> [Supplied records]
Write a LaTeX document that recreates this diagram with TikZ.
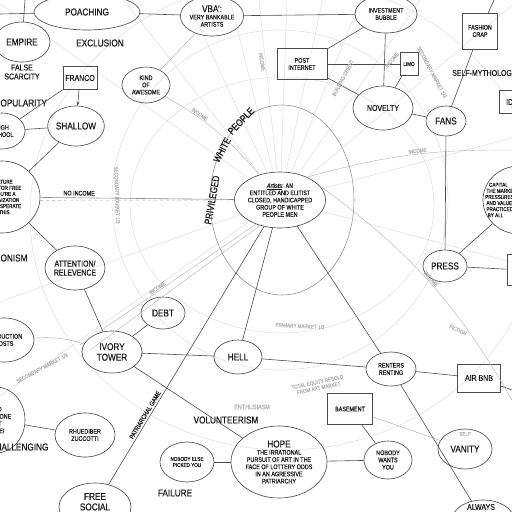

==

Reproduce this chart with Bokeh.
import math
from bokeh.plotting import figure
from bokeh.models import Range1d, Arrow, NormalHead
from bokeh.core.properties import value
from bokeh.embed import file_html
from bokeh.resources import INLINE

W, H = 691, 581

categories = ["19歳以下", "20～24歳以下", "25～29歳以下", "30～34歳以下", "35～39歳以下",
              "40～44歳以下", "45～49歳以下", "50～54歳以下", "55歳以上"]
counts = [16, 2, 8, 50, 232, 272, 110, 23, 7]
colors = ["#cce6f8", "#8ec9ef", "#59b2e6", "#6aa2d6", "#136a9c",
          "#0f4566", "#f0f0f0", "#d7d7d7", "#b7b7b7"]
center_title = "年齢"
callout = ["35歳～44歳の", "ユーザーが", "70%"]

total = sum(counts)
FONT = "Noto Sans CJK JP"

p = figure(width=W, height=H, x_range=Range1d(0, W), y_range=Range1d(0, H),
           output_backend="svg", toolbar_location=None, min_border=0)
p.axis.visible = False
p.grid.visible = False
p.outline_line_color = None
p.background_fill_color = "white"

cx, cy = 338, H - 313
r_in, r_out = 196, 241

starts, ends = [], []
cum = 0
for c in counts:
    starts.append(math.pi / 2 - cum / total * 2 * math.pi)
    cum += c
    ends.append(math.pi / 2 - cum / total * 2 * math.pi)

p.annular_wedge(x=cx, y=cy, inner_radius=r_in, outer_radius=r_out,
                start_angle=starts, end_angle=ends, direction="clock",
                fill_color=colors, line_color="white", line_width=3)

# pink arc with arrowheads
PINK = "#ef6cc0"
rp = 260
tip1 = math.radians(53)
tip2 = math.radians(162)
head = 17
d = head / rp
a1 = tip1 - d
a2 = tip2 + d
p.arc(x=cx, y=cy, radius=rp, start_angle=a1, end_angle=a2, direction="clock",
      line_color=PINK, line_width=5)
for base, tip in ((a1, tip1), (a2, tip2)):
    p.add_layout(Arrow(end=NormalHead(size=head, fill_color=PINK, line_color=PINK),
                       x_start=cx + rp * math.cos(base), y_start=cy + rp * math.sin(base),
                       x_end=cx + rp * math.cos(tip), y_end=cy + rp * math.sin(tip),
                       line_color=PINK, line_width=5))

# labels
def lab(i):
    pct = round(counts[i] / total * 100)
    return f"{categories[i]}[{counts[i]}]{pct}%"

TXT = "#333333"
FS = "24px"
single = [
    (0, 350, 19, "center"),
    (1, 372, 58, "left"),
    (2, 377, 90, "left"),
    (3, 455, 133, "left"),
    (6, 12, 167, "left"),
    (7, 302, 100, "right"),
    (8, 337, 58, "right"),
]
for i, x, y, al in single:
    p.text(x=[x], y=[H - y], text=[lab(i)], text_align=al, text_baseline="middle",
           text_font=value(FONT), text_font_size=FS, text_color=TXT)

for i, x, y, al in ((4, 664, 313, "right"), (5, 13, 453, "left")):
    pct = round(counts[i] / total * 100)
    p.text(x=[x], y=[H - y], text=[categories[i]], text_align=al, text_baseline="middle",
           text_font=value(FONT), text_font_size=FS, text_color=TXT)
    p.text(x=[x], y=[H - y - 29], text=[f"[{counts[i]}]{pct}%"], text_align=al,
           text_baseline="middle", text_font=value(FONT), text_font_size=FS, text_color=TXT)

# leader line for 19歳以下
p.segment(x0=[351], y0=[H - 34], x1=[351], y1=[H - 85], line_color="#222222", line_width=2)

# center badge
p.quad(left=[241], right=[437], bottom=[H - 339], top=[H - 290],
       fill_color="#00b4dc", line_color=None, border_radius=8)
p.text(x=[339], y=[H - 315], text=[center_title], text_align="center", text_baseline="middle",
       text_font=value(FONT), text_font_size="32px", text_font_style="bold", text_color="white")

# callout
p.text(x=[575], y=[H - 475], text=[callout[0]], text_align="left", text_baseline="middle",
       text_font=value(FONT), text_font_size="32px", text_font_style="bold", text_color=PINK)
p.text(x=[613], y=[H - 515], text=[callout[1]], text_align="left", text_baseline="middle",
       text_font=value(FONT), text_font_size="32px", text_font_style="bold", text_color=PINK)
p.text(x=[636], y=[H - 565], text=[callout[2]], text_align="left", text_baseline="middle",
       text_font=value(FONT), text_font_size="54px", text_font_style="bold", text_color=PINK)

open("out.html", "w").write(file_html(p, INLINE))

> [Brief] Exactly reproduce the stretch from the line with "Reproduce this chart with Bokeh." through the line with "W, H = 691, 581", including both ends and nothing else.

> [Reply]
Reproduce this chart with Bokeh.
import math
from bokeh.plotting import figure
from bokeh.models import Range1d, Arrow, NormalHead
from bokeh.core.properties import value
from bokeh.embed import file_html
from bokeh.resources import INLINE

W, H = 691, 581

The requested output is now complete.